Mazen El-Baba has married a personal passion for social justice with his studies in neuroscience to better his community.
Born in Lebanon, the Neuroscience masters student witnessed how addiction and mental-health issues were often addressed in the Middle East and Africa. “Society focuses more on the reputation of the family rather than the individual,” he said, stressing some people dealing with these issues often never receive support.
In the United Arab Emirates, only 38 per cent of those surveyed would seek psychiatric help if their children were presented with mental-health problems. In Egypt, 56.6 per cent would not accept a person suffering from psychosis as a family member and 85.5 per cent would not accept a person suffering from psychosis to be their school teacher.
Iraq, Libya, Morocco, Sudan, Syria and Yemen have fewer than 0.5 psychiatrists per 100,000 people; while the number of psychiatric nurses per 100,000 people is 23 in Bahrain; 22.5 in the Emirates; .09 in Yemen; and .03 in Somalia.

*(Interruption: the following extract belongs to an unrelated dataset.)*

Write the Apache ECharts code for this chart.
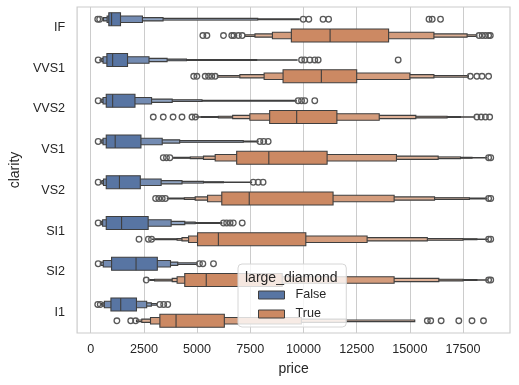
<!DOCTYPE html>
<html><head><meta charset="utf-8">
<script src="https://cdn.jsdelivr.net/npm/echarts@6/dist/echarts.min.js"></script>
<style>html,body{margin:0;padding:0;background:#fff}#c{width:519px;height:385px}</style>
</head><body><div id="c"></div>
<script>
const categories = ['IF','VVS1','VVS2','VS1','VS2','SI1','SI2','I1'];
const xTicks = [0,2500,5000,7500,10000,12500,15000,17500];
const hueNames = ['False','True'];

const falseMedians = [980, 1030, 1030, 1150, 1350, 1450, 2130, 1410];
const falseLevels = [
  [[850,1400],[770,2430],[600,3400],[560,7850],[540,9800]],
  [[760,1730],[580,2740],[520,3590],[480,4500],[450,7800],[430,9700]],
  [[730,2080],[580,2860],[520,3830],[480,5230],[450,9660]],
  [[730,2360],[580,3360],[520,4180],[480,7170],[450,7870]],
  [[730,2330],[600,3310],[530,4290],[490,5300],[460,6240],[450,7560]],
  [[730,2700],[560,3780],[500,4420],[470,4910],[450,6160]],
  [[980,3130],[590,3750],[480,4090],[450,5000]],
  [[950,2150],[640,2630],[560,2850],[500,3100]]
];
const falseOutliers = [
  [330, 420, 9990, 10250, 10920, 11180, 15900, 16050, 16440],
  [350, 9910, 10060, 10300, 10530, 10690, 14450],
  [350, 9750, 9910, 10060, 10530],
  [350, 7950, 8130, 8340],
  [350, 7640, 7870, 8100],
  [350, 6240, 6390, 6550, 6700, 7120],
  [350, 5110, 5270, 5770],
  [330, 450, 3250, 3430, 3620]
];

const trueMedians = [11250, 10840, 9680, 8370, 7450, 6000, 5430, 4010];
const trueLevels = [
  [[9430,14000],[8540,16130],[7720,17690],[7250,18150]],
  [[9040,12500],[8150,15000],[7010,16130],[5950,17750]],
  [[8410,11570],[7480,13560],[6670,15280],[6000,16750],[5200,17380],[4950,18050]],
  [[6860,11110],[5850,14370],[5300,16330],[4680,17380],[3900,17920],[3850,18600]],
  [[6160,11390],[5490,14260],[4910,16160],[4400,17800],[3600,18600]],
  [[5020,10110],[4600,12990],[4290,15820],[4060,17500],[3000,18150],[2900,18650]],
  [[4420,9000],[4060,14260],[3830,16360],[3000,17500],[2800,18150],[2700,18650]],
  [[3250,6280],[2810,9900],[2400,12000],[2150,15230]]
];
const trueOutliers = [
  [5270, 5460, 6240, 6630, 6730, 6940, 7120, 18250, 18400, 18550, 18700, 18780],
  [4840, 4990, 5380, 5540, 5690, 5850, 17840, 18150, 18390, 18700],
  [2940, 3410, 3870, 4290, 4760, 4920, 18150, 18350, 18550, 18750],
  [3410, 3560, 3720, 18700, 18800],
  [3050, 3200, 3360, 3510, 18700, 18800],
  [2270, 2710, 2860, 18700, 18800],
  [2610, 18700, 18800],
  [1230, 1880, 2110, 15820, 15980, 16470, 17300, 17920, 18460]
];

const baseColors = [[88,117,163],[204,137,99]];
const lightMix = [0, 0.16, 0.33, 0.48, 0.6, 0.7, 0.78];
const edge = '#3f3f3f';
function levelColor(hue, lvl){
  const c = baseColors[hue], f = lightMix[Math.min(lvl, lightMix.length-1)];
  return 'rgb(' + c.map(v => Math.round(v + (255 - v) * f)).join(',') + ')';
}
function boxData(levels, hue){
  const out = [];
  levels.forEach((lv, ci) => lv.forEach((p, li) => out.push([p[0], ci, p[1], li, hue])));
  out.sort((a, b) => b[3] - a[3]);
  return out;
}
function medData(meds, hue){ return meds.map((m, ci) => [m, ci, hue]); }
function outData(outs, hue){
  const r = []; outs.forEach((arr, ci) => arr.forEach(v => r.push([v, ci, hue]))); return r;
}
function renderBox(params, api){
  const lo = api.value(0), ci = api.value(1), hi = api.value(2), lvl = api.value(3), hue = api.value(4);
  const p0 = api.coord([lo, ci]), p1 = api.coord([hi, ci]);
  const band = api.size([0, 1])[1];
  const off = (hue ? 1 : -1) * band * 0.2;
  const h = band * 0.32 * Math.pow(0.5, lvl);
  return {type:'rect', shape:{x:p0[0], y:p0[1] + off - h/2, width:p1[0] - p0[0], height:h},
    style:{fill:levelColor(hue, lvl), stroke:edge, lineWidth:1.1}};
}
function renderMed(params, api){
  const m = api.value(0), ci = api.value(1), hue = api.value(2);
  const p = api.coord([m, ci]);
  const band = api.size([0, 1])[1];
  const off = (hue ? 1 : -1) * band * 0.2;
  const h = band * 0.32;
  return {type:'line', shape:{x1:p[0], y1:p[1] + off - h/2, x2:p[0], y2:p[1] + off + h/2},
    style:{stroke:edge, lineWidth:1.1}};
}
function renderOut(params, api){
  const v = api.value(0), ci = api.value(1), hue = api.value(2);
  const p = api.coord([v, ci]);
  const band = api.size([0, 1])[1];
  const off = (hue ? 1 : -1) * band * 0.2;
  return {type:'circle', shape:{cx:p[0], cy:p[1] + off, r:2.8},
    style:{fill:'none', stroke:'#595959', lineWidth:1.3}};
}

const series = [];
[[falseLevels, falseMedians, falseOutliers], [trueLevels, trueMedians, trueOutliers]].forEach((g, hue) => {
  series.push({type:'custom', name:hueNames[hue], renderItem:renderBox, data:boxData(g[0], hue),
    encode:{x:[0,2], y:1}, itemStyle:{color:levelColor(hue,0), borderColor:edge}, z:2});
  series.push({type:'custom', name:'med' + hue, renderItem:renderMed, data:medData(g[1], hue),
    encode:{x:0, y:1}, z:3});
  series.push({type:'custom', name:'out' + hue, renderItem:renderOut, data:outData(g[2], hue),
    encode:{x:0, y:1}, z:3});
});

const txt = '#262626';
const chart = echarts.init(document.getElementById('c'), null, {renderer:'canvas'});
chart.setOption({
  animation:false,
  backgroundColor:'#ffffff',
  textStyle:{fontFamily:'"Liberation Sans", Arial, sans-serif'},
  grid:{left:74, right:9, top:7, bottom:52, show:true, borderColor:'#cccccc', borderWidth:1.2, backgroundColor:'transparent'},
  xAxis:{type:'value', min:-640, max:19706, name:'price', nameLocation:'middle', nameGap:29,
    nameTextStyle:{fontSize:14, color:txt},
    axisLine:{show:false}, axisTick:{show:false, customValues:xTicks},
    axisLabel:{customValues:xTicks, margin:10, fontSize:12.6, color:txt, formatter:v => String(v)},
    splitLine:{show:true, lineStyle:{color:'#cccccc', width:1}}},
  yAxis:{type:'category', data:categories, inverse:true, name:'clarity', nameLocation:'middle', nameGap:50,
    nameTextStyle:{fontSize:14, color:txt},
    axisLine:{show:false}, axisTick:{show:false}, splitLine:{show:false},
    axisLabel:{margin:12, fontSize:12.6, color:txt}},
  legend:{orient:'vertical', left:238, top:264, padding:[24,20,6,20], itemGap:5,
    itemWidth:26, itemHeight:8, backgroundColor:'rgba(255,255,255,0.8)', borderColor:'#d6d6d6', borderWidth:1, borderRadius:4,
    textStyle:{fontSize:12.6, color:txt, lineHeight:14, padding:[0,0,0,6]},
    data:[
      {name:'False', icon:'rect', itemStyle:{color:levelColor(0,0), borderColor:edge, borderWidth:1}},
      {name:'True', icon:'rect', itemStyle:{color:levelColor(1,0), borderColor:edge, borderWidth:1}}
    ], selectedMode:false, z:10},
  title:{text:'large_diamond', left:245, top:271, padding:0, z:11,
    textStyle:{fontSize:14, fontWeight:'normal', color:txt}},
  series:series
});
</script></body></html>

In response, El-Baba started H.appi, a non-profit organization dedicated to de-stigmatizing addiction and mental-health issues in the region. Up and running since September 2015, the organization looks to educate and train medical staff, family members, patients and the general public on both subjects, as well as increase research development in the region.
Currently, research endeavors into addiction and mental health are close to non-existent in the Middle East and Africa when compared to the international community. The majority of the research that does exist dates back to the 1970s. Regional researchers describe the current funding status and research development as “a desert.”
H.appi provides grants to regional researchers studying the subjects.
“Right now, there is almost no research going on. Small grants will go a long way,” El-Baba said.
H.appi also supports on-the-ground resources, such as a summer camps and a mental-health hotline.
Through H.appi, El-Baba connected with many families of Syrian refugees as they came to Canada, and noticed behavioural problems in some of the children. He felt some form of intervention was needed. This summer, he organized a summer camp for some of these children, designed to provide opportunities to learn English, connect with local groups and have a traditional Canadian summer camp experience.
But El-Baba saw another unique opportunity. Working with Psychology professors Bruce Morton and Daniel Ansari, El-Baba collected baseline intellectual, behavioral and cognitive data from children in the camp.
Morton and El-Baba see the data acquisition as part of an ongoing relationship creating a longitudinal study to identify how trauma and adversity affect how children learn and develop cognitive reasoning.
“This data can be used by multiple stakeholders in the future,” Morton said. “Schools, health care, they can all use this data.”
The information can also be used to see what traits or characteristics may help identify factors that make children resilient and may lead to future success. This, in turn, can be used to help better prepare for refugee resettlement, Morton explained.
Even before his work with H.appi, El-Baba had been an active volunteer. While in high school, he started a chapter of Best Buddies, a non-profit dedicated to creating friendships between students with and without disabilities. He also volunteers with Ghana Medical Help, an organization committed to providing medical aid to hospitals in Ghana.
“I like to join causes I feel I can make a difference in, usually a cause where there’s a marginalized people and someone who needs an advocate. I want to give people a voice because they can contribute to the community immensely,” he said. “I do come from a country that experienced war and I was there once.”
“I believe community service has to be part of anyone’s work,” said El-Baba. “To feel I’m able to give back to the community is an investment in myself and the community at large.”